I slept like shit last night, but that seems to be the new normal. My fatigue is getting to me, but despite that, today was a good day. Definitely made up for the shitty Saturday I had last weekend with a friend of mine.
Today I was to go to a fancy seafood restaurant with an ex co worker of mine. He worked as a barista for the car dealership while I appraised used vehicles and tried to convince people to come home in a new vehicle while they were getting their current car serviced.
Now mind you, I am allergic to seafood. But I eat it anyways. It’s only if I eat a lot of it do I break out… or so I thought. So I pick him up from his residence which was a sober house so I made the connection that he was sober for a while. He held the door open for me and we were seated. He asked if I liked seafood and I said I’m allergic so he got a burger and a salad while I got a cup of clam chowder and salad. I was trying to be lady like but I didn’t know which fork to use and whatnot so he told me (it is the small fork for salad). He put the drink menu in front of me and said pick something and I told him if he was sober I didn’t have to drink. He insisted he was fine and it wasn’t a trigger for him so I had an old fashioned. The lunch was my birthday present after all.

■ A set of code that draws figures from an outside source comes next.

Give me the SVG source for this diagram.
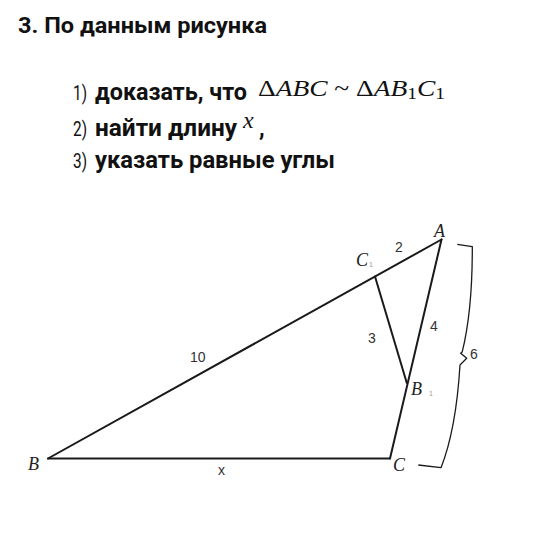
<svg xmlns="http://www.w3.org/2000/svg" width="549" height="538" viewBox="0 0 549 538">
<style>
.bg{fill:#ffffff}
.title{font-family:Roboto,"Liberation Sans",sans-serif;font-weight:700;font-size:22px;fill:#111}
.num{font-family:Roboto,"Liberation Sans",sans-serif;font-weight:400;font-size:21px;fill:#111}
.item{font-family:Roboto,"Liberation Sans",sans-serif;font-weight:700;font-size:23px;fill:#111}
.math{font-family:"Liberation Serif",serif;font-size:24px;fill:#111}
.mi{font-style:italic}
.edge{stroke:#1a1a1a;stroke-width:2;fill:none;stroke-linecap:round}
.brace{stroke:#1a1a1a;stroke-width:1.3;fill:none;stroke-linejoin:round}
.vlab{font-family:"Liberation Serif",serif;font-style:italic;font-size:18px;fill:#222}
.sub{font-family:"Liberation Sans",sans-serif;font-size:7px;fill:#999}
.len{font-family:"Liberation Sans",sans-serif;font-size:14px;fill:#333}
</style>
<rect class="bg" x="0" y="0" width="549" height="538"/>
<g id="task">
<text class="title" x="18" y="33" textLength="249" lengthAdjust="spacingAndGlyphs">3. По данным рисунка</text>
<text class="num" x="73" y="100" textLength="14" lengthAdjust="spacingAndGlyphs">1)</text>
<text class="item" x="95" y="100" textLength="152" lengthAdjust="spacingAndGlyphs">доказать, что</text>
<text class="math" x="258" y="96" textLength="187" lengthAdjust="spacingAndGlyphs">Δ<tspan class="mi">ABC</tspan> ~ Δ<tspan class="mi">AB</tspan><tspan font-size="17" dy="3">1</tspan><tspan class="mi" dy="-3">C</tspan><tspan font-size="17" dy="3">1</tspan></text>
<text class="num" x="73" y="136" textLength="14" lengthAdjust="spacingAndGlyphs">2)</text>
<text class="item" x="95" y="136" textLength="142" lengthAdjust="spacingAndGlyphs">найти длину</text>
<text class="math mi" x="243" y="128" font-size="22">x</text>
<text class="item" x="259" y="136">,</text>
<text class="num" x="73" y="168" textLength="14" lengthAdjust="spacingAndGlyphs">3)</text>
<text class="item" x="95" y="168" textLength="240" lengthAdjust="spacingAndGlyphs">указать равные углы</text>
</g>
<g id="connectors">
<line class="edge" x1="48" y1="458.5" x2="441.5" y2="239.5"/>
<line class="edge" x1="48" y1="458.5" x2="390" y2="458.5"/>
<line class="edge" x1="390" y1="458.5" x2="441.5" y2="239.5"/>
<line class="edge" x1="375" y1="276.5" x2="406.8" y2="383"/>
<path class="brace" d="M457.3,244.3 L472.3,246.7 Q472.5,310 462.3,351.7 L460.7,353.3 L466.7,358.3 L460,365 Q456,430 441,467.7 L418.3,465"/>
</g>
<g id="node-A"><text class="vlab" x="434" y="237">A</text></g>
<g id="node-C1"><text class="vlab" x="356" y="266">C</text><text class="sub" x="369" y="267">1</text></g>
<g id="node-B1"><text class="vlab" x="411" y="395">B</text><text class="sub" x="429" y="396">1</text></g>
<g id="node-C"><text class="vlab" x="393" y="471">C</text></g>
<g id="node-B"><text class="vlab" x="28" y="470">B</text></g>
<g id="labels">
<text class="len" x="395" y="252">2</text>
<text class="len" x="430" y="331">4</text>
<text class="len" x="368" y="343">3</text>
<text class="len" x="470" y="359">6</text>
<text class="len" x="190" y="362">10</text>
<text class="len" x="218" y="475">x</text>
</g>
</svg>
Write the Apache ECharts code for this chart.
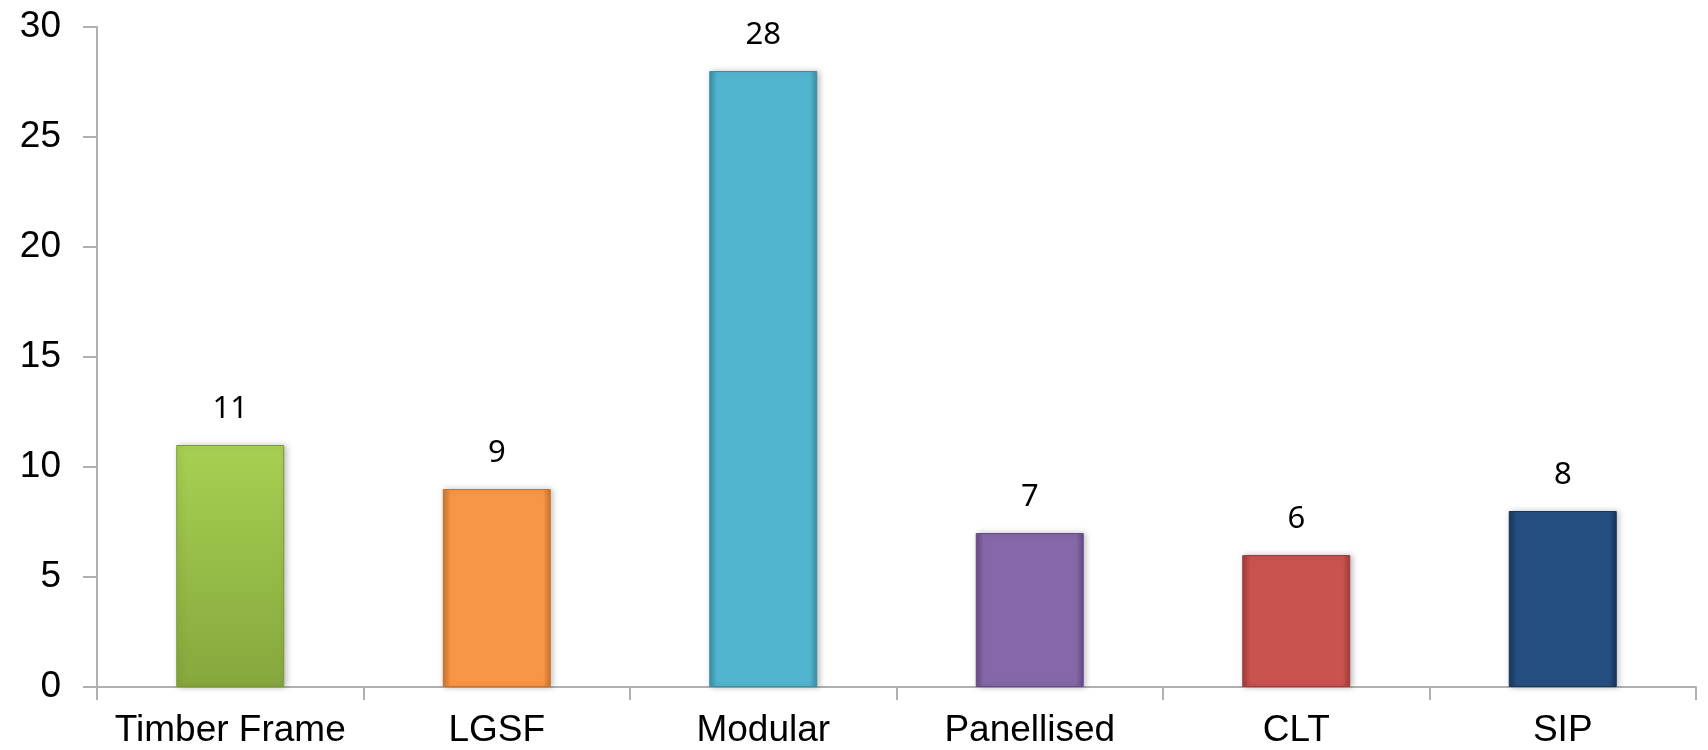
<!DOCTYPE html>
<html>
<head>
<meta charset="utf-8">
<script src="https://cdn.jsdelivr.net/npm/echarts@6/dist/echarts.min.js"></script>
<style>html,body{margin:0;padding:0;background:#fff;}#c{width:1708px;height:750px;}</style>
</head>
<body>
<div id="c"></div>
<script>
var categories = ['Timber Frame', 'LGSF', 'Modular', 'Panellised', 'CLT', 'SIP'];
var values = [11, 9, 28, 7, 6, 8];
var baseColors = ['#9cc54a', '#f79646', '#52b5cf', '#8667a8', '#c9534f', '#264f81'];
var edgeColors = ['#7a9a36', '#c8742f', '#3b8ea6', '#654b85', '#9e3c39', '#17355a'];
var topColors = ['#a8d255', '#fbb277', '#8ae0f2', '#b399d6', '#ef8a86', '#5f8cc4'];

var chart = echarts.init(document.getElementById('c'));
var data = values.map(function (v, i) {
  var grad;
  if (i === 0) {
    grad = new echarts.graphic.LinearGradient(0, 0, 0, 1, [
      {offset: 0, color: topColors[0]},
      {offset: 0.03, color: '#a6cf51'},
      {offset: 1, color: '#86a73d'}
    ]);
  } else {
    grad = new echarts.graphic.LinearGradient(0, 0, 1, 0, [
      {offset: 0, color: edgeColors[i]},
      {offset: 0.07, color: baseColors[i]},
      {offset: 0.93, color: baseColors[i]},
      {offset: 1, color: edgeColors[i]}
    ]);
  }
  return {
    value: v,
    itemStyle: {
      color: grad,
      borderColor: edgeColors[i],
      borderWidth: 1,
      shadowBlur: 6,
      shadowColor: 'rgba(0,0,0,0.25)',
      shadowOffsetX: 2,
      shadowOffsetY: 0
    }
  };
});

chart.setOption({
  backgroundColor: '#ffffff',
  animation: false,
  grid: {left: 97, right: 12, top: 27, bottom: 63, containLabel: false},
  xAxis: {
    type: 'category',
    data: categories,
    axisLine: {lineStyle: {color: '#b0b0b0', width: 2}},
    axisTick: {show: true, length: 13, lineStyle: {color: '#b0b0b0', width: 2}},
    axisLabel: {color: '#000', fontSize: 37, fontFamily: 'Liberation Sans, Arial, sans-serif', margin: 25, interval: 0}
  },
  yAxis: {
    type: 'value',
    min: 0,
    max: 30,
    interval: 5,
    splitLine: {show: false},
    axisLine: {show: true, lineStyle: {color: '#b0b0b0', width: 2}},
    axisTick: {show: true, length: 14, lineStyle: {color: '#b0b0b0', width: 2}},
    axisLabel: {color: '#000', fontSize: 37, fontFamily: 'Liberation Sans, Arial, sans-serif', margin: 36}
  },
  series: [{
    type: 'bar',
    data: data,
    barWidth: 108,
    label: {
      show: true,
      position: 'top',
      distance: 20,
      color: '#000',
      fontSize: 31,
      fontFamily: 'Noto Sans, Open Sans, sans-serif'
    }
  }]
});
</script>
</body>
</html>
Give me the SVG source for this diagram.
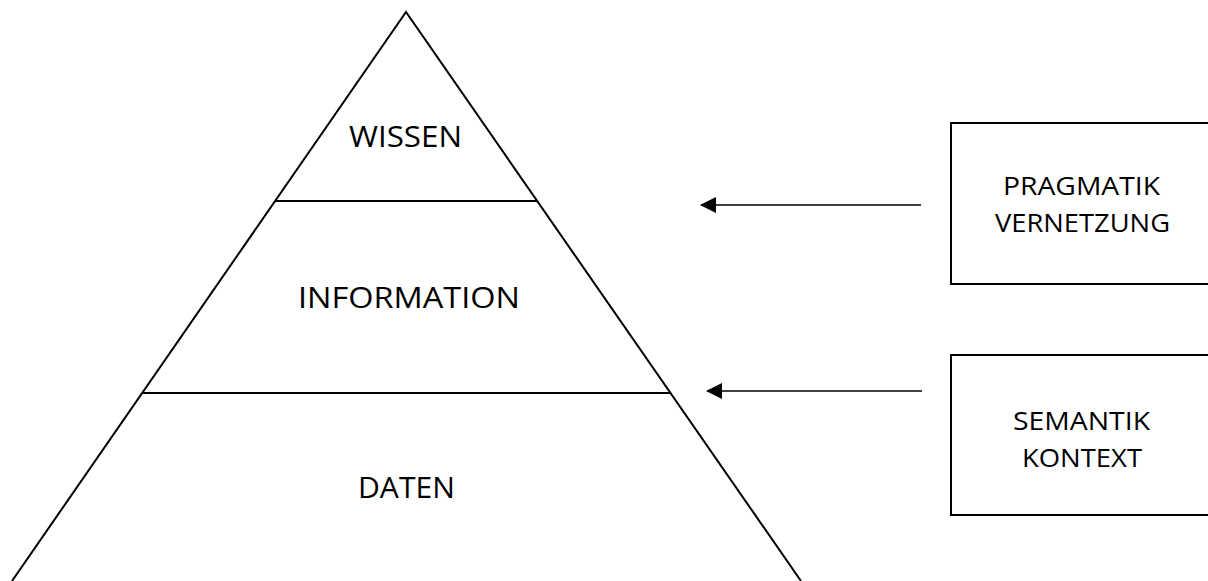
<svg xmlns="http://www.w3.org/2000/svg" width="1208" height="581" viewBox="0 0 1208 581">
<defs>
<style>
.shape{fill:none;stroke:#000;stroke-width:2}
.conn{fill:none;stroke:#000;stroke-width:1.3}
.lbl{font-family:"Open Sans","Liberation Sans",sans-serif;fill:#000;text-anchor:middle}
.big{font-size:29.5px}
.small{font-size:26px}
</style>
<marker id="arr" viewBox="0 0 16 16" refX="15" refY="8" markerWidth="16" markerHeight="16" markerUnits="userSpaceOnUse" orient="auto">
<path d="M0,0 L16,8 L0,16 Z" fill="#000"/>
</marker>
</defs>
<rect width="1208" height="581" fill="#fff"/>
<g id="pyramid">
<path class="shape" d="M12,581 L406,12 L801,581"/>
<line class="shape" x1="275" y1="201" x2="538" y2="201"/>
<line class="shape" x1="142" y1="393" x2="670" y2="393"/>
</g>
<g id="wissen"><text class="lbl big" x="405.5" y="147" textLength="113" lengthAdjust="spacingAndGlyphs">WISSEN</text></g>
<g id="information"><text class="lbl big" x="409" y="308" textLength="222" lengthAdjust="spacingAndGlyphs">INFORMATION</text></g>
<g id="daten"><text class="lbl big" x="406.5" y="498" textLength="97" lengthAdjust="spacingAndGlyphs">DATEN</text></g>
<g id="pragmatik">
<rect class="shape" x="951" y="123" width="262" height="161"/>
<text class="lbl small" x="1081.5" y="195" textLength="157" lengthAdjust="spacingAndGlyphs">PRAGMATIK</text>
<text class="lbl small" x="1082.5" y="232" textLength="175" lengthAdjust="spacingAndGlyphs">VERNETZUNG</text>
</g>
<g id="semantik">
<rect class="shape" x="951" y="355" width="262" height="160"/>
<text class="lbl small" x="1081.5" y="430" textLength="137" lengthAdjust="spacingAndGlyphs">SEMANTIK</text>
<text class="lbl small" x="1082" y="467" textLength="120" lengthAdjust="spacingAndGlyphs">KONTEXT</text>
</g>
<g id="connectors">
<line class="conn" x1="921" y1="205" x2="701" y2="205" marker-end="url(#arr)"/>
<line class="conn" x1="922" y1="391" x2="707" y2="391" marker-end="url(#arr)"/>
</g>
</svg>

He ordered black coffee and we talked for a hour at the restaurant. We were right next to the shipyard where I used to work so I showed him my old shop throw the gates. He was from Seattle and came over to where I live to get sober. He had been sober going on seven years and hadn’t seen much of the area since he didn’t have a car. So I took him to the little Nordic town that was one of the top places in Washington state to visit, according to a basic Google search. We walked along the waterfront, the sun was setting, I was wearing a dress and wedges because the restaurant was nice. It was really nice. He’s very kind and a good listener. We talked all kinds of things.
I took him home and was at my home by five after 6pm. Had some popcorn for dinner. Now I am writing in my bed, back in the lair. The sadness is starting to consume me again. I felt really good today, real normal like. But when I come home and I’m all alone, I come home to family, sure, but at the end of the day, I have nothing and no one.
It’s morbid and depressing but that’s how it is. I got the worst blister from walking in my wedges, right on the bottom of my foot. I took some hydroxyzine for the anxiety and for the allergic reaction I had to the clam chowder. My face, neck, and chest have broken out into hives and at first I didn’t notice it, my friend did. But it kind of subsided and now I’m all itchy and uncomfortable on top of crippling anxiety and depression. I am ready for a manic spree but I am more in a mixed state with the lack of need for sleep. I have a lot of energy during the day but I think that’s because it’s fake energy, manic energy. But at night it goes downhill quickly. Just for the record, bipolar sucks. Not that anyone here can disagree but it’s been especially shitty lately. I am so fucking paranoid and delusion filled I can’t sleep or eat. My body’s adrenaline is in full motion all the time and it is exhausting.
Can’t believe I’m saying this but I don’t even want to be in a relationship right now. I would bring someone down. I am a dead beat. Not working, haven’t been doing my school work, I mooch off my parents like a leech. I need to get my act together. I will. But it’s hard. It’s hard.
I’m not the person I want to be and I want others to enjoy being around me. My friend today kept asking if I was okay and I would just lie and say yes. I’m not good at pretending, but the truth is inevitable. I am not okay. The productive thing I did today was walk a quarter mile at the gym. I walked much further today in total, but that got me kick started. That was before the blisters though. Maybe tomorrow will be a rest and homework day to catch up and get my shit together. Hopefully I find out about my job interview on Monday and hopefully I get the job. I’m the only internal applicant so I would imagine I’m a shoe in, but I’m trying to remain calm and humble.
Well much love to all of you. Sending all the lovings and hugs to you.